EXERCISE DESCRIPTION> Print exactly the lines from the first one down to the line that contains "const plotLeft = 61, plotRight", both included, and skip the pictures.

DATA SHOWN>
>> BEGIN
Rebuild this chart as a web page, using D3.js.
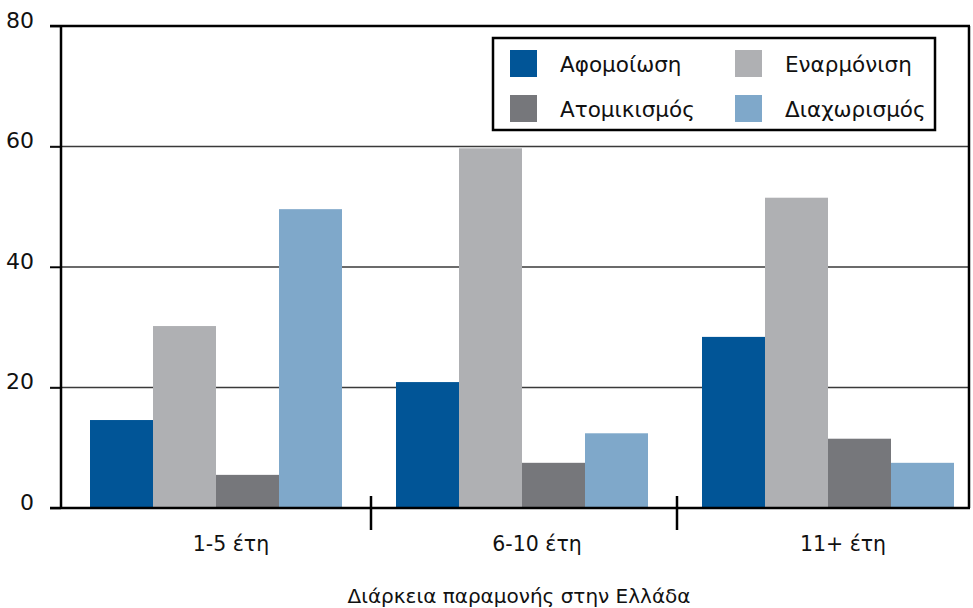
<!DOCTYPE html>
<html>
<head>
<meta charset="utf-8">
<script src="https://cdn.jsdelivr.net/npm/d3@7"></script>
<style>
  body { margin: 0; background: #fff; }
  svg { display: block; font-family: "DejaVu Sans", Verdana, sans-serif; }
</style>
</head>
<body>
<svg id="chart" width="973" height="608"></svg>
<script>
// Duration of stay groups
const categories = ["1-5 έτη", "6-10 έτη", "11+ έτη"];
// Acculturation strategies (series)
const seriesNames = ["Αφομοίωση", "Εναρμόνιση", "Ατομικισμός", "Διαχωρισμός"];
const seriesColors = ["#015597", "#afb0b3", "#76777b", "#7fa8ca"];
// Percentages per category, one array per series
const assimilation = [14.6, 20.9, 28.4];
const integration  = [30.2, 59.7, 51.5];
const individualism = [5.5, 7.5, 11.5];
const separation   = [49.6, 12.4, 7.5];
const yTicks = [0, 20, 40, 60, 80];
const xTitle = "Διάρκεια παραμονής στην Ελλάδα";

const seriesValues = [assimilation, integration, individualism, separation];

const svg = d3.select("#chart");
const plotLeft = 61, plotRight = 969, plotTop = 26, plotBottom = 508;

const y = d3.scaleLinear().domain([0, 80]).range([plotBottom, plotTop]);
const x0 = d3.scaleBand().domain(categories).range([65, 983]).padding(0);
const x1 = d3.scaleBand().domain(seriesNames).range([25, 277]).padding(0);

// horizontal grid lines
svg.append("g").selectAll("line")
  .data(yTicks.filter(t => t > 0 && t < 80))
  .join("line")
  .attr("x1", 50).attr("x2", plotRight)
  .attr("y1", d => y(d)).attr("y2", d => y(d))
  .attr("stroke", "#3a3a3a").attr("stroke-width", 1.5);

// bars
const groups = svg.append("g").selectAll("g")
  .data(categories)
  .join("g")
  .attr("transform", d => `translate(${x0(d)},0)`);

groups.selectAll("rect")
  .data((d, i) => seriesNames.map((s, j) => ({ s, v: seriesValues[j][i], c: seriesColors[j] })))
  .join("rect")
  .attr("x", d => x1(d.s))
  .attr("width", x1.bandwidth())
  .attr("y", d => y(d.v))
  .attr("height", d => y(0) - y(d.v))
  .attr("fill", d => d.c);

// frame: top and right edges
svg.append("line").attr("x1", 50).attr("x2", plotRight + 1).attr("y1", plotTop).attr("y2", plotTop)
  .attr("stroke", "#000").attr("stroke-width", 2.5);
svg.append("line").attr("x1", plotRight).attr("x2", plotRight).attr("y1", plotTop).attr("y2", plotBottom)
  .attr("stroke", "#000").attr("stroke-width", 2.5);

// y axis
const yAxis = d3.axisLeft(y).tickValues(yTicks).tickSize(11).tickPadding(16);
const yg = svg.append("g").attr("transform", `translate(${plotLeft},0)`).call(yAxis);
yg.select(".domain").attr("stroke", "#000").attr("stroke-width", 2.5)
  .attr("d", `M0,${plotTop}V${plotBottom}`);
yg.selectAll(".tick line").attr("stroke", "#000").attr("stroke-width", 1.5);
yg.selectAll(".tick text").attr("font-size", 22).attr("fill", "#111")
  .attr("font-family", "DejaVu Sans, sans-serif").attr("dy", "0.05em");

// x axis baseline
svg.append("line").attr("x1", 50).attr("x2", plotRight + 1).attr("y1", plotBottom).attr("y2", plotBottom)
  .attr("stroke", "#000").attr("stroke-width", 2.5);

// category separators
svg.append("g").selectAll("line")
  .data(categories.slice(1))
  .join("line")
  .attr("x1", d => x0(d)).attr("x2", d => x0(d))
  .attr("y1", plotBottom - 12).attr("y2", plotBottom + 22)
  .attr("stroke", "#000").attr("stroke-width", 2.5);

// category labels
svg.append("g").selectAll("text")
  .data(categories)
  .join("text")
  .attr("x", d => x0(d) + x0.bandwidth() / 2 + 13)
  .attr("y", 551)
  .attr("text-anchor", "middle")
  .attr("font-size", 20.5)
  .attr("fill", "#111")
  .text(d => d);

// x axis title
svg.append("text")
  .attr("x", 519).attr("y", 603)
  .attr("text-anchor", "middle")
  .attr("font-size", 20)
  .attr("fill", "#111")
  .text(xTitle);

// legend
const legend = svg.append("g");
legend.append("rect")
  .attr("x", 493).attr("y", 38).attr("width", 442).attr("height", 92)
  .attr("fill", "#fff").attr("stroke", "#000").attr("stroke-width", 2.5);
const legendItems = legend.selectAll("g")
  .data(seriesNames)
  .join("g")
  .attr("transform", (d, i) => `translate(${510 + (i % 2) * 225},${50 + Math.floor(i / 2) * 45})`);
legendItems.append("rect")
  .attr("width", 27).attr("height", 27)
  .attr("fill", (d, i) => seriesColors[i]);
legendItems.append("text")
  .attr("x", 50)
  .attr("y", 22)
  .attr("font-size", 21.5)
  .attr("fill", "#111")
  .text(d => d);
</script>
</body>
</html>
>> END
RESPONSE TO THIS EXERCISE>
Rebuild this chart as a web page, using D3.js.
<!DOCTYPE html>
<html>
<head>
<meta charset="utf-8">
<script src="https://cdn.jsdelivr.net/npm/d3@7"></script>
<style>
  body { margin: 0; background: #fff; }
  svg { display: block; font-family: "DejaVu Sans", Verdana, sans-serif; }
</style>
</head>
<body>
<svg id="chart" width="973" height="608"></svg>
<script>
// Duration of stay groups
const categories = ["1-5 έτη", "6-10 έτη", "11+ έτη"];
// Acculturation strategies (series)
const seriesNames = ["Αφομοίωση", "Εναρμόνιση", "Ατομικισμός", "Διαχωρισμός"];
const seriesColors = ["#015597", "#afb0b3", "#76777b", "#7fa8ca"];
// Percentages per category, one array per series
const assimilation = [14.6, 20.9, 28.4];
const integration  = [30.2, 59.7, 51.5];
const individualism = [5.5, 7.5, 11.5];
const separation   = [49.6, 12.4, 7.5];
const yTicks = [0, 20, 40, 60, 80];
const xTitle = "Διάρκεια παραμονής στην Ελλάδα";

const seriesValues = [assimilation, integration, individualism, separation];

const svg = d3.select("#chart");
const plotLeft = 61, plotRight = 969, plotTop = 26, plotBottom = 508;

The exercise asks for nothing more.